Um antigo desembargador do Tribunal de Justiça de São Paulo dizia não temer a perspectiva do erro judiciário em caso de pena de morte, que defendia com entusiasmo, porque, se o réu é inocente do crime pelo qual está sendo julgado e mesmo assim é condenado, ele tem culpa em outro delito que permaneceu oculto ao longo do tempo. Deus sabe o que faz e realiza a Justiça.

O Estado é laico, porém um crucifixo cafona ainda ornamenta o plenário do STF, onde historicamente prevalece a supremacia branca, masculina e reacionária: julgará, entre tantas causas envolvendo a diversidade humana, se a mulher deve ser punida por aborto.

Antigamente, os julgamentos eram resultado de desafios.
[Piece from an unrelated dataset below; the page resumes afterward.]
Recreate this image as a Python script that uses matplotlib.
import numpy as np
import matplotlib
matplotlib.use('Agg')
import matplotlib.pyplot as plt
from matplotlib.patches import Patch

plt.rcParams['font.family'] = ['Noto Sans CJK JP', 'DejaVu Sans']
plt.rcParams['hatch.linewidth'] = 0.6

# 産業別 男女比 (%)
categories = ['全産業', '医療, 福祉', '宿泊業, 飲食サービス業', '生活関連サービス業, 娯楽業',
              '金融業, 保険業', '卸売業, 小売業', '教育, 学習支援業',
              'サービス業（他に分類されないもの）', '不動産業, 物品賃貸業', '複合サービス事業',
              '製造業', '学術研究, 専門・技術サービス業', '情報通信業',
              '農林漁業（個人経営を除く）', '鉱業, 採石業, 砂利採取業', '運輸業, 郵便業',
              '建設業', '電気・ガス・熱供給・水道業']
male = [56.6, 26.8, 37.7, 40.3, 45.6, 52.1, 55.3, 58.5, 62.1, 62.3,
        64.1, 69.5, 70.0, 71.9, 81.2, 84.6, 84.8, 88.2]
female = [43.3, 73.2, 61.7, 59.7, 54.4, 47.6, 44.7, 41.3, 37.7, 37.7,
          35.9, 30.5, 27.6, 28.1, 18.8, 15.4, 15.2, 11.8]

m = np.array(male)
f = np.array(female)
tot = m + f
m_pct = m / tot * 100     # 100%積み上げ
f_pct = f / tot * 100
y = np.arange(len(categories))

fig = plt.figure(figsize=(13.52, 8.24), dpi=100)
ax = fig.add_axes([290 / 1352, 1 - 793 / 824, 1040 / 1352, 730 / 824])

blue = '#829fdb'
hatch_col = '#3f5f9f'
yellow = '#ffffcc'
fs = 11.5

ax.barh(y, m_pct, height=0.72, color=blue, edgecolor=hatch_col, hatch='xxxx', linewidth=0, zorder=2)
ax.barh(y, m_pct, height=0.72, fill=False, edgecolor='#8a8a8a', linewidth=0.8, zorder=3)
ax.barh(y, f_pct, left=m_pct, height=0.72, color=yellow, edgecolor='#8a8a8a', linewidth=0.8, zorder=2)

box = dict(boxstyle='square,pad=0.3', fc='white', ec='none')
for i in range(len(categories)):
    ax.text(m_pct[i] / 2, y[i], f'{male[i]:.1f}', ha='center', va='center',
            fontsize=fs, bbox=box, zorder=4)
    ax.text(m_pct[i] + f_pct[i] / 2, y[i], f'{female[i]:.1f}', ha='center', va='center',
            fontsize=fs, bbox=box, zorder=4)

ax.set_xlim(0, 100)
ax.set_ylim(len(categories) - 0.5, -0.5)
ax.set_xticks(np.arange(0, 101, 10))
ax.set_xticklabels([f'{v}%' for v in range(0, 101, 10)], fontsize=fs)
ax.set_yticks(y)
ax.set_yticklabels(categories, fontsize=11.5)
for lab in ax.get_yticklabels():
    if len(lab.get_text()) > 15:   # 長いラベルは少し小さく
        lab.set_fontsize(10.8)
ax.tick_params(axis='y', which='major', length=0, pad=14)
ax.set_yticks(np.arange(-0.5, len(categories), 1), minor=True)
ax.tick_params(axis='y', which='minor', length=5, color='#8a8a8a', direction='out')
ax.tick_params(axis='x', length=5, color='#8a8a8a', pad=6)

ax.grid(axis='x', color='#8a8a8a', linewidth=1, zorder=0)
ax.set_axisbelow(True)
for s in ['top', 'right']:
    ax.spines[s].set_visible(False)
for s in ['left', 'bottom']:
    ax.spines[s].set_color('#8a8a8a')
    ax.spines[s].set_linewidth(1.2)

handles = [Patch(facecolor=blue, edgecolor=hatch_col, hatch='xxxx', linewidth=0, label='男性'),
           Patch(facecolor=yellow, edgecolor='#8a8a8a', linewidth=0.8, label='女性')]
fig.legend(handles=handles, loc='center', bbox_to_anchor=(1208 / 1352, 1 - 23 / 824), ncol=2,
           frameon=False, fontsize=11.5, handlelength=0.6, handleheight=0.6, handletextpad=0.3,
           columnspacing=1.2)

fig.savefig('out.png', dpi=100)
Para a aferição da culpa, o réu era submetido a provas divinas, como atravessar uma passarela de brasas: vencido o perigoso obstáculo, a inocência se proclamava.

Aos poucos, foram introduzidos nos códigos critérios objetivos para o julgamento de suspeitos e para a solução de conflitos: indícios, regras, presunções, proporcionalidades, equidistâncias, testemunhas, confissões (ainda que obtidas sob tortura), perícias etc.
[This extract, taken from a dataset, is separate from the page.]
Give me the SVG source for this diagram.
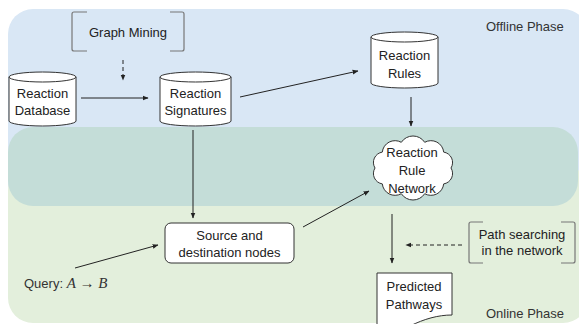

Apesar das garantias, não é seguro (nunca foi) ingressar como parte no temerário recinto dos tribunais. Não à toa, disseminou-se o entendimento de que "mais vale um mau acordo do que uma boa demanda".

Recursos financeiros e amizades influentes são capazes de determinar, aqui e ali, o desfecho da causa, o desequilíbrio da balança.

Divertida e inusitada, a série "Jury Duty" (disponível no Prime Video, no Brasil traduzida como "Na Mira do Júri"), direção de Jake Szymanski (2023), mistura ficção, documentário e reality show.

O conflito cível em disputa na Califórnia, EUA, é despido de qualquer grandeza institucional ou interesse político.

Jury Duty
Imagem promocional de 'Jury Duty', série exibida pelo Amazon Prime Video no Brasil - Divulgação

O espectador sabe, desde o início, que o julgamento é fake e que apenas um dos jurados, gentil, não é ator. Mas assiste, perplexo, ao desfile de "pessoas iguais", responsáveis pelo veredicto, diante do magistrado exaurido, da policial vigilante e do réu imprevisível: a menina biruta, contra tudo, a fervorosa ativista, a dorminhoca, o rapaz ingênuo que se declara racista para não ser jurado, a celebridade marota, imigrantes com formação cultural tão diversa, estranhos no ninho, o nerd que inventa e cultua bagulhos bizarros e inúteis.

O sistema de Justiça, sempre associado ao fantasma kafkiano, assombra também pelo que tem de trivial, esquisito, prosaico.